## Goal
Faithfully return all lines, omitting every embedded picture.

** begin **

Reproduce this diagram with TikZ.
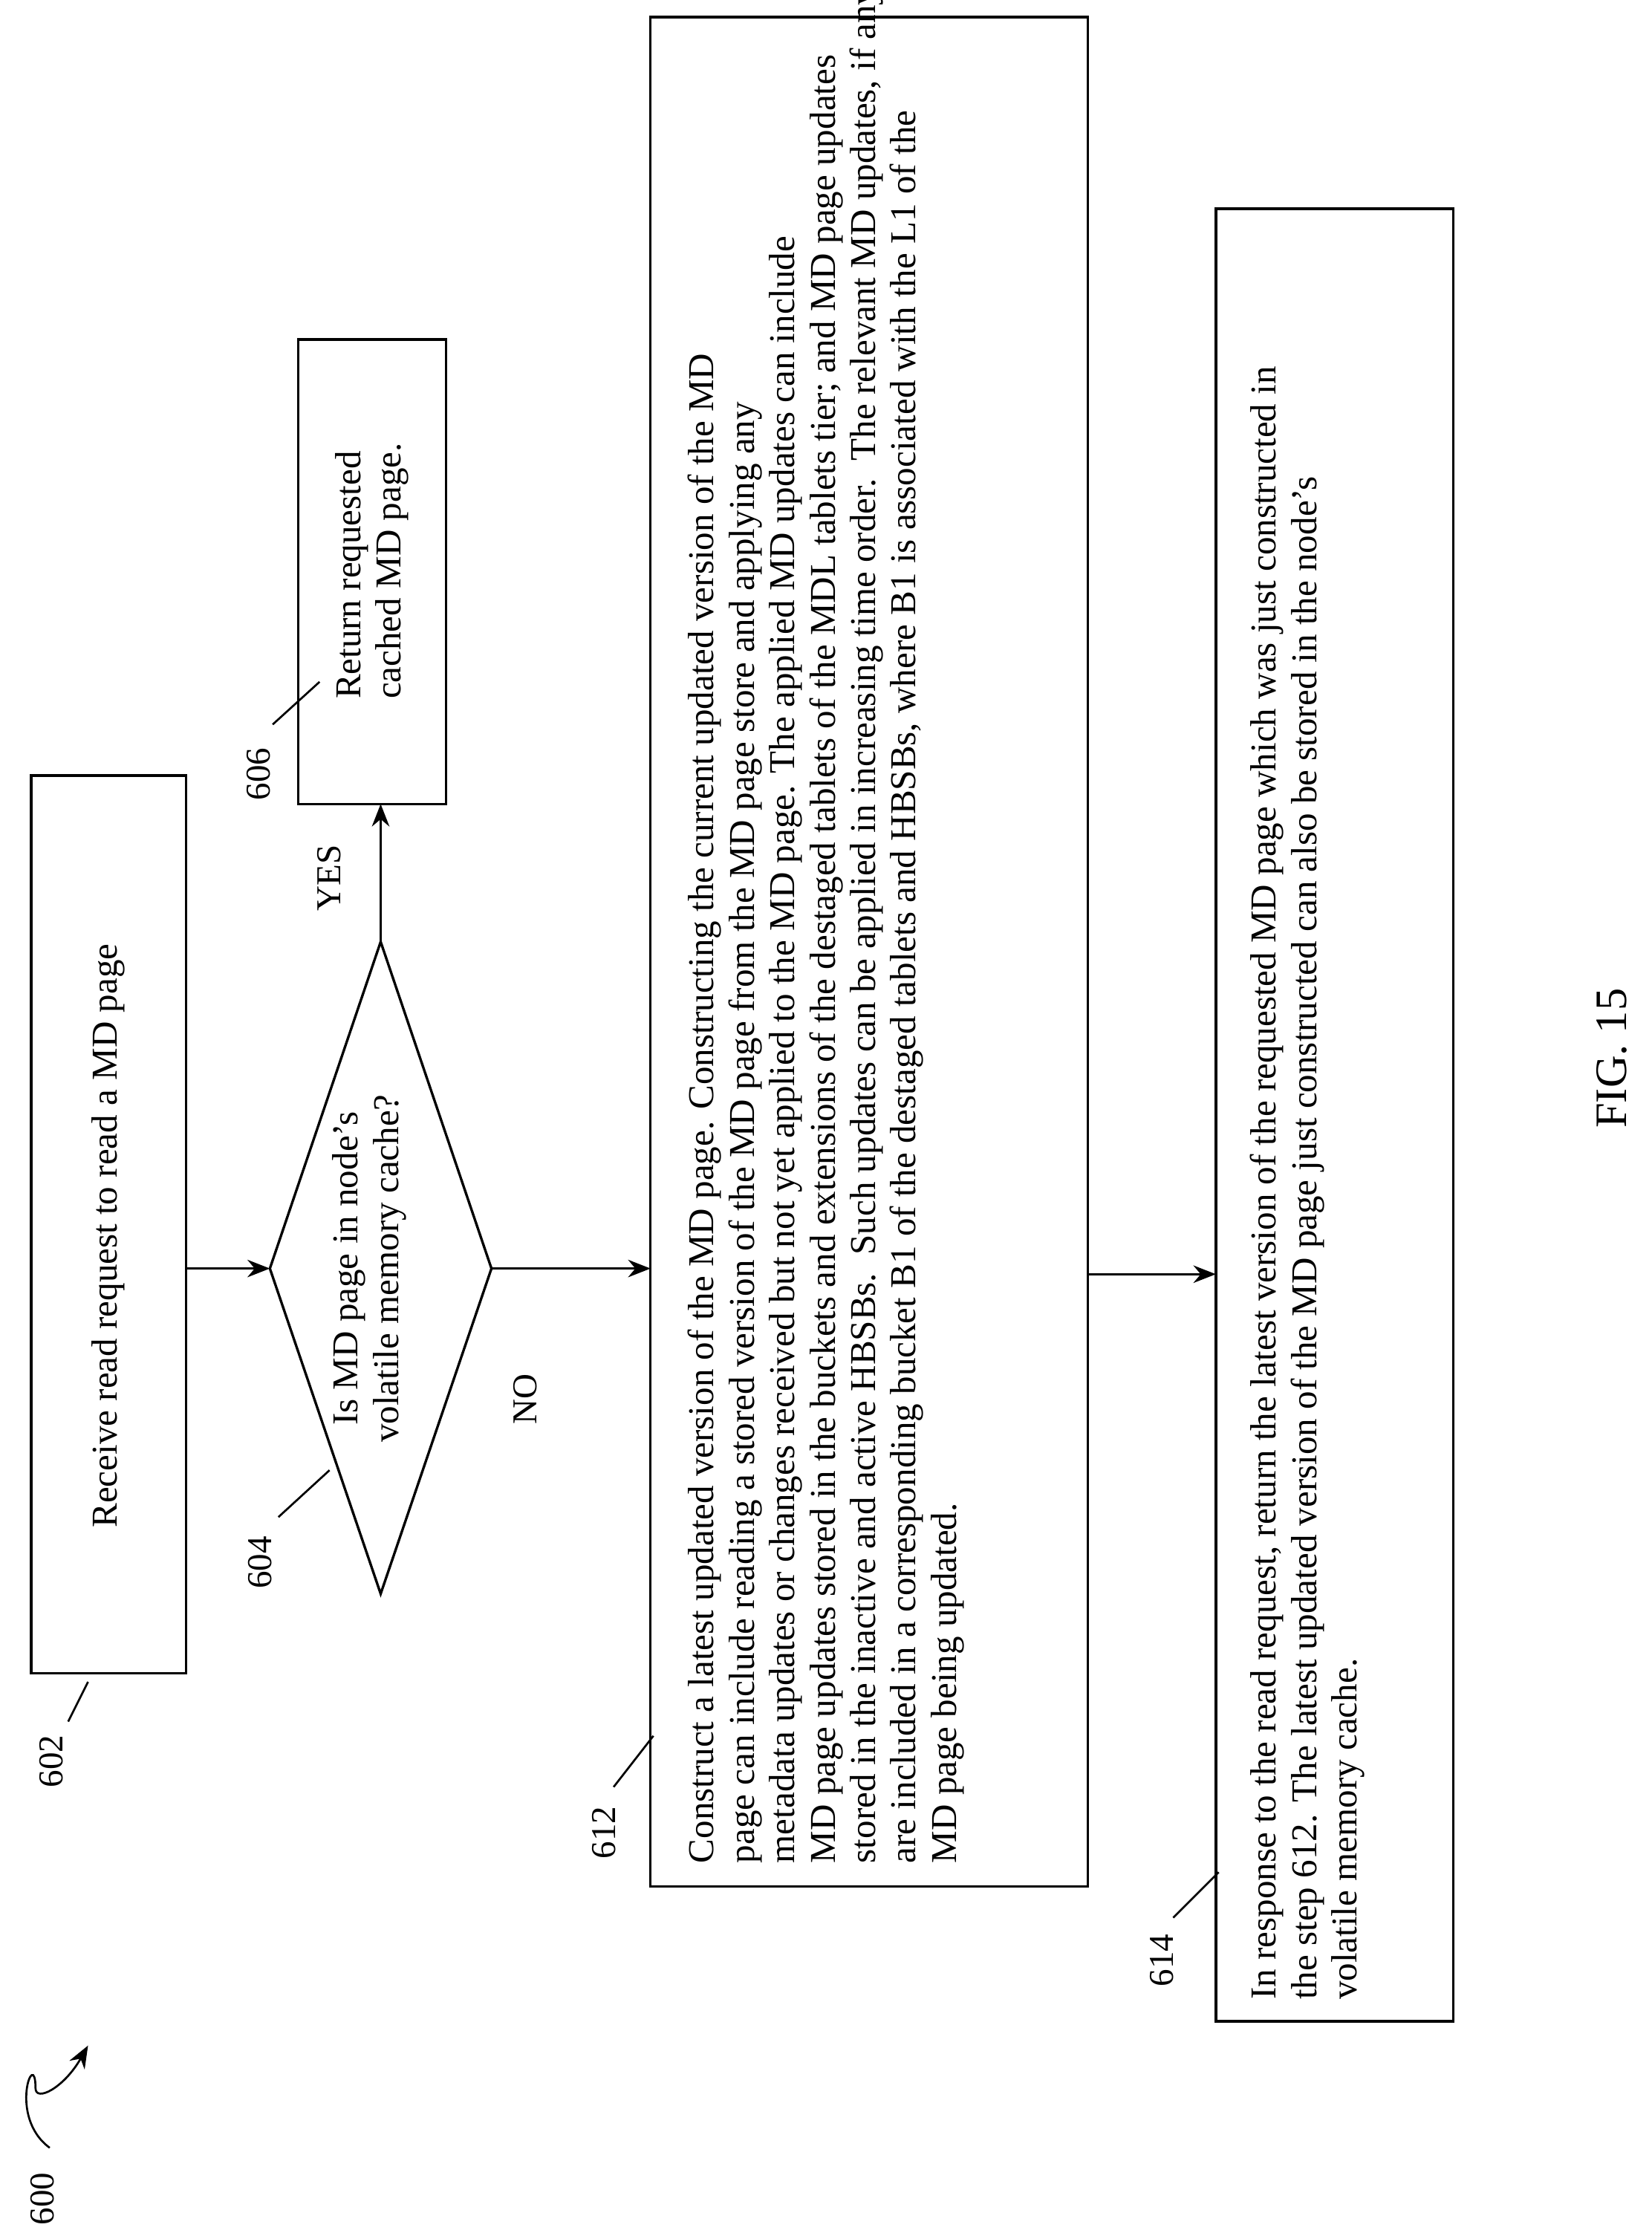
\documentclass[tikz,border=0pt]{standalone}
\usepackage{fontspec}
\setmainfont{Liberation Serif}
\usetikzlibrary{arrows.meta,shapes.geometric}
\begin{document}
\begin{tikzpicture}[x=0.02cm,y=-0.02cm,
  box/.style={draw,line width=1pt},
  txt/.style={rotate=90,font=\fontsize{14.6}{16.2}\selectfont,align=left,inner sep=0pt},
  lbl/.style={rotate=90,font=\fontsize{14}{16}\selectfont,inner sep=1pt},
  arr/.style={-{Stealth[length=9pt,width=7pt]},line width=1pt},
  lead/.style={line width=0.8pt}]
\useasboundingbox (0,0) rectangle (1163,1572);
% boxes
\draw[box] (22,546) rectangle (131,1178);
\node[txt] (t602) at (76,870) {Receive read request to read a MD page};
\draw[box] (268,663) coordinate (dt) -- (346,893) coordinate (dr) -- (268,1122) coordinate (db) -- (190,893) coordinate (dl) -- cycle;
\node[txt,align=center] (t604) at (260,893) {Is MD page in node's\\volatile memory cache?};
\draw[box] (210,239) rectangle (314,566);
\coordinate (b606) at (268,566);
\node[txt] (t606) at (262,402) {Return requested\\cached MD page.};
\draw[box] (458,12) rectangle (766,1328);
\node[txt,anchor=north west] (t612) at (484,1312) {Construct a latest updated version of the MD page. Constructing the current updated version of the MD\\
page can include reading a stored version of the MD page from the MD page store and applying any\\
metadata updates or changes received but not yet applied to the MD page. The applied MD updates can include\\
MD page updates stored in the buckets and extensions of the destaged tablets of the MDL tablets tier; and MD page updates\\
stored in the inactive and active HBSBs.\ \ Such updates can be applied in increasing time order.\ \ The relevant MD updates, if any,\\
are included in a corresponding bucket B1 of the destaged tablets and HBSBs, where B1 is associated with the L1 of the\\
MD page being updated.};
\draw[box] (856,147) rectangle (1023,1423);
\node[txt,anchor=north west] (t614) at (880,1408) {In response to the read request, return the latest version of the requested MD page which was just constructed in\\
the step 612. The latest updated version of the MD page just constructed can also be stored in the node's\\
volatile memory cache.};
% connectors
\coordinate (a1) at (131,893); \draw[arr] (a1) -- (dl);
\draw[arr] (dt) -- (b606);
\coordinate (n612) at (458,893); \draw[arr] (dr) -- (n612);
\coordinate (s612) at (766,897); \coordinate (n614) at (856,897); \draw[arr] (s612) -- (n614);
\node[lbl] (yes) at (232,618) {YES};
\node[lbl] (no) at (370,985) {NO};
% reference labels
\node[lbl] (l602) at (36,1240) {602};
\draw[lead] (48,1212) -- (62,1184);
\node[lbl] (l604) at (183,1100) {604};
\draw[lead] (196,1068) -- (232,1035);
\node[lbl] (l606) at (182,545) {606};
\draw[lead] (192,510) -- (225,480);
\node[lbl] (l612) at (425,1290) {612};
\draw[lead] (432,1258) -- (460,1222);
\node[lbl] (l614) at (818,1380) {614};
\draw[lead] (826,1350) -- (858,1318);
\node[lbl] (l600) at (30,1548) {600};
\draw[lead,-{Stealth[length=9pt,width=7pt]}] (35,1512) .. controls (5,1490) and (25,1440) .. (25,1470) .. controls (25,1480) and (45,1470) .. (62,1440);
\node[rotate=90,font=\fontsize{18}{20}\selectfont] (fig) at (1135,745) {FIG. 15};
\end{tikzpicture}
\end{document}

** end **

## Answer to this task
Reproduce this diagram with TikZ.
\documentclass[tikz,border=0pt]{standalone}
\usepackage{fontspec}
\setmainfont{Liberation Serif}
\usetikzlibrary{arrows.meta,shapes.geometric}
\begin{document}
\begin{tikzpicture}[x=0.02cm,y=-0.02cm,
  box/.style={draw,line width=1pt},
  txt/.style={rotate=90,font=\fontsize{14.6}{16.2}\selectfont,align=left,inner sep=0pt},
  lbl/.style={rotate=90,font=\fontsize{14}{16}\selectfont,inner sep=1pt},
  arr/.style={-{Stealth[length=9pt,width=7pt]},line width=1pt},
  lead/.style={line width=0.8pt}]
\useasboundingbox (0,0) rectangle (1163,1572);
% boxes
\draw[box] (22,546) rectangle (131,1178);
\node[txt] (t602) at (76,870) {Receive read request to read a MD page};
\draw[box] (268,663) coordinate (dt) -- (346,893) coordinate (dr) -- (268,1122) coordinate (db) -- (190,893) coordinate (dl) -- cycle;
\node[txt,align=center] (t604) at (260,893) {Is MD page in node's\\volatile memory cache?};
\draw[box] (210,239) rectangle (314,566);
\coordinate (b606) at (268,566);
\node[txt] (t606) at (262,402) {Return requested\\cached MD page.};
\draw[box] (458,12) rectangle (766,1328);
\node[txt,anchor=north west] (t612) at (484,1312) {Construct a latest updated version of the MD page. Constructing the current updated version of the MD\\
page can include reading a stored version of the MD page from the MD page store and applying any\\
metadata updates or changes received but not yet applied to the MD page. The applied MD updates can include\\
MD page updates stored in the buckets and extensions of the destaged tablets of the MDL tablets tier; and MD page updates\\
stored in the inactive and active HBSBs.\ \ Such updates can be applied in increasing time order.\ \ The relevant MD updates, if any,\\
are included in a corresponding bucket B1 of the destaged tablets and HBSBs, where B1 is associated with the L1 of the\\
MD page being updated.};
\draw[box] (856,147) rectangle (1023,1423);
\node[txt,anchor=north west] (t614) at (880,1408) {In response to the read request, return the latest version of the requested MD page which was just constructed in\\
the step 612. The latest updated version of the MD page just constructed can also be stored in the node's\\
volatile memory cache.};
% connectors
\coordinate (a1) at (131,893); \draw[arr] (a1) -- (dl);
\draw[arr] (dt) -- (b606);
\coordinate (n612) at (458,893); \draw[arr] (dr) -- (n612);
\coordinate (s612) at (766,897); \coordinate (n614) at (856,897); \draw[arr] (s612) -- (n614);
\node[lbl] (yes) at (232,618) {YES};
\node[lbl] (no) at (370,985) {NO};
% reference labels
\node[lbl] (l602) at (36,1240) {602};
\draw[lead] (48,1212) -- (62,1184);
\node[lbl] (l604) at (183,1100) {604};
\draw[lead] (196,1068) -- (232,1035);
\node[lbl] (l606) at (182,545) {606};
\draw[lead] (192,510) -- (225,480);
\node[lbl] (l612) at (425,1290) {612};
\draw[lead] (432,1258) -- (460,1222);
\node[lbl] (l614) at (818,1380) {614};
\draw[lead] (826,1350) -- (858,1318);
\node[lbl] (l600) at (30,1548) {600};
\draw[lead,-{Stealth[length=9pt,width=7pt]}] (35,1512) .. controls (5,1490) and (25,1440) .. (25,1470) .. controls (25,1480) and (45,1470) .. (62,1440);
\node[rotate=90,font=\fontsize{18}{20}\selectfont] (fig) at (1135,745) {FIG. 15};
\end{tikzpicture}
\end{document}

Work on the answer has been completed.